Gary Barwin often starts with a normal setting for a narrative and then departs for surreal territory as quickly as possible. Everything in the literary tradition, (and for that matter, in the contemporary world), is subject to Barwin’s funny, sharp, and energetic treatment. Images pour out of Barwin's narrators like water in a fast tumbling river.

Street Sign
Mike Harris made me eat my dog
he made me eat telephone poles
he made me eat a map of Moscow
he was there while i was waiting at a bus stop
i was about to talk to him
to walk right up and enter into a discussion
about the governing of Ontario
but then the bus came

and i opened my mouth
and the bus drove right in
and it was full of little people
told by yellow signs to
move to the back
yes further please
still further
thank you the signs said
and a young man
who had himself just opened his mouth to a bus
began to feel the people moving back beyond his molars
back to where he had trouble flossing
and a few slipped on his wet tongue
and it was like Disney on ice except there was no Goofy
and they made frantic calls to their lawyers
and then suddenly Goofy appeared sporting a fedora
and his nose
suddenly his nose was Ecuador
and i could see the imaginary line of the equator
arcing across the sky
(Barwin, Outside the Hat, p. 47)

He parodies and puns cleverly and many poems become trips in a mind-altering sense, a journey to who-knows-where, yet with the purpose of tearing open the materials of modern life to give them closer examination. The insides of the body, particularly the digestive and reproductive systems, are often used as settings, although the poems also go under water, into outer space, and ramble into ancient history as often as not. Parodies of literary forms, Chaucerian language, antique book illustrations, and creative typography all find their way into Barwin’s books.

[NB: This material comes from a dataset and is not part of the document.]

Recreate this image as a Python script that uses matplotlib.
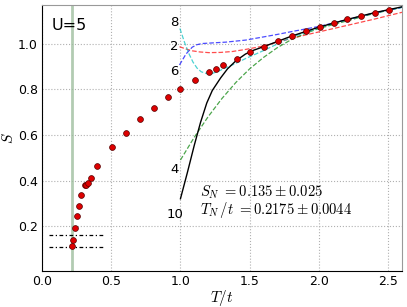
import numpy as np
import matplotlib
matplotlib.use("Agg")
import matplotlib.pyplot as plt

plt.rcParams['mathtext.fontset'] = 'cm'
plt.rcParams['font.family'] = 'DejaVu Sans'

# QMC data points (T/t, S)
T_data = [0.215, 0.225, 0.239, 0.256, 0.266, 0.283, 0.31, 0.317, 0.331, 0.355, 0.40,
          0.505, 0.606, 0.705, 0.807, 0.908, 1.0, 1.106, 1.208, 1.256, 1.307, 1.406,
          1.505, 1.604, 1.705, 1.807, 1.906, 2.005, 2.106, 2.205, 2.307, 2.406, 2.507]
S_data = [0.111, 0.14, 0.193, 0.245, 0.288, 0.337, 0.38, 0.379, 0.387, 0.41, 0.463,
          0.549, 0.609, 0.67, 0.719, 0.765, 0.80, 0.84, 0.875, 0.891, 0.907, 0.934,
          0.964, 0.987, 1.01, 1.034, 1.054, 1.073, 1.089, 1.107, 1.121, 1.136, 1.149]

# high temperature expansion, order 2
T_o2 = [0.993, 1.04, 1.085, 1.14, 1.205, 1.29, 1.375, 1.47, 1.6, 1.7, 1.8, 1.9, 2.0, 2.2, 2.4, 2.6]
S_o2 = [0.987, 0.977, 0.969, 0.964, 0.961, 0.962, 0.966, 0.975, 0.99, 1.007, 1.023, 1.038, 1.052, 1.08, 1.108, 1.138]
# order 4
T_o4 = [1.0, 1.1, 1.2, 1.3, 1.4, 1.5, 1.6, 1.7, 1.8, 1.9, 2.0, 2.2, 2.4, 2.6]
S_o4 = [0.49, 0.59, 0.68, 0.76, 0.83, 0.89, 0.94, 0.983, 1.018, 1.045, 1.067, 1.10, 1.133, 1.16]
# order 6
T_o6 = [0.993, 1.04, 1.085, 1.12, 1.157, 1.24, 1.326, 1.47, 1.6, 1.7, 1.8, 2.0, 2.2, 2.4, 2.6]
S_o6 = [0.907, 0.955, 0.985, 0.996, 1.001, 1.004, 1.007, 1.016, 1.03, 1.041, 1.053, 1.076, 1.105, 1.135, 1.16]
# order 8
T_o8 = [0.996, 1.03, 1.06, 1.09, 1.12, 1.15, 1.19, 1.23, 1.27, 1.31, 1.36, 1.40, 1.47, 1.6, 1.7, 1.8, 2.0, 2.2, 2.4, 2.6]
S_o8 = [1.067, 1.005, 0.958, 0.92, 0.893, 0.877, 0.869, 0.87, 0.878, 0.89, 0.903, 0.914, 0.935, 0.97, 0.999, 1.028, 1.07, 1.105, 1.135, 1.16]
# order 10
T_o10 = [1.0, 1.05, 1.10, 1.145, 1.19, 1.23, 1.29, 1.34, 1.40, 1.47, 1.53, 1.6, 1.7, 1.8, 1.9, 2.0, 2.2, 2.4, 2.6]
S_o10 = [0.32, 0.435, 0.555, 0.655, 0.74, 0.795, 0.85, 0.89, 0.925, 0.955, 0.972, 0.987, 1.01, 1.033, 1.053, 1.073, 1.106, 1.136, 1.162]

order_labels = ['8', '2', '6', '4', '10']
label_T = [0.955, 0.957, 0.957, 0.96, 0.96]
label_S = [1.093, 0.987, 0.877, 0.45, 0.253]

T_N = 0.2175
S_N = 0.135
S_N_err = 0.025

fig = plt.figure(figsize=(4.07, 3.07), dpi=100)
ax = fig.add_axes([0.1032, 0.1173, 0.8845, 0.8664])

ax.grid(True, color='#b0b0b0', linestyle=':', linewidth=0.8)
ax.set_axisbelow(True)

ax.axvline(T_N, color='#9fbf9f', linewidth=2, alpha=0.8, zorder=1)
for s in (S_N + S_N_err, S_N - S_N_err):
    ax.plot([0.05, 0.45], [s, s], color='k', linewidth=0.9,
            linestyle=(0, (3, 2, 1, 2)), zorder=2)

ax.plot(T_o2, S_o2, color='r', linestyle='--', linewidth=0.9, alpha=0.7, zorder=3)
ax.plot(T_o4, S_o4, color='g', linestyle='--', linewidth=0.9, alpha=0.7, zorder=3)
ax.plot(T_o6, S_o6, color='b', linestyle='--', linewidth=0.9, alpha=0.7, zorder=3)
ax.plot(T_o8, S_o8, color='c', linestyle='--', linewidth=0.9, alpha=0.7, zorder=3)
ax.plot(T_o10, S_o10, color='k', linestyle='-', linewidth=1.0, zorder=4)

ax.plot(T_data, S_data, 'o', color='#dd0000', markeredgecolor='#550000',
        markeredgewidth=0.5, markersize=4.2, zorder=5)

for lab, tx, sy in zip(order_labels, label_T, label_S):
    ax.text(tx, sy, lab, fontsize=9.5, ha='center', va='center')

ax.text(0.07, 1.08, 'U=5', fontsize=11.5, ha='left', va='center')
ax.text(1.14, 0.35, r'$S_N\ =0.135\pm0.025$', fontsize=10.5, ha='left', va='center')
ax.text(1.14, 0.27, r'$T_N\,/t\ =0.2175\pm0.0044$', fontsize=10.5, ha='left', va='center')

ax.set_xlim(0, 2.6)
ax.set_ylim(0.003, 1.17)
ax.set_xticks([0.0, 0.5, 1.0, 1.5, 2.0, 2.5])
ax.set_yticks([0.2, 0.4, 0.6, 0.8, 1.0])
ax.tick_params(length=0, labelsize=9, pad=3)
ax.set_xlabel(r'$T/t$', fontsize=11, labelpad=0)
ax.set_ylabel(r'$S$', fontsize=11, labelpad=1)

ax.spines['top'].set_color('#999999')
ax.spines['right'].set_color('#999999')
ax.spines['left'].set_color('k')
ax.spines['bottom'].set_color('k')

fig.savefig('out.png', dpi=100)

Many poems run two pages or more and when Barwin reads them, they are delivered in a precise, rapid-fire voice, as if one is witnessing a poet in a jam session with his imagination. What makes all this work however is Barwin’s discipline as a writer, and the enormous erudition he hides under his hat, to adjust the title of one of his books.

While there at least another fifty Canadian poets alive today who are writing at the level of McKay, Solie, Thornton, and Barwin — these poets have been selected for their range, freshness, and their wisdom with language. My apologies to the other fine (and award winning) Canadian poets who could not be mentioned. Additionally the influence of many poets such as Al Purdy, Earl Birney, Gwendolyn McEwen, and b p nichol — all of whom have passed away in the last thirty years — could not be touched on. This essay gives only the smallest taste of four Canadian poets’ work and they must stand as representatives of a thriving Canadian poetry scene.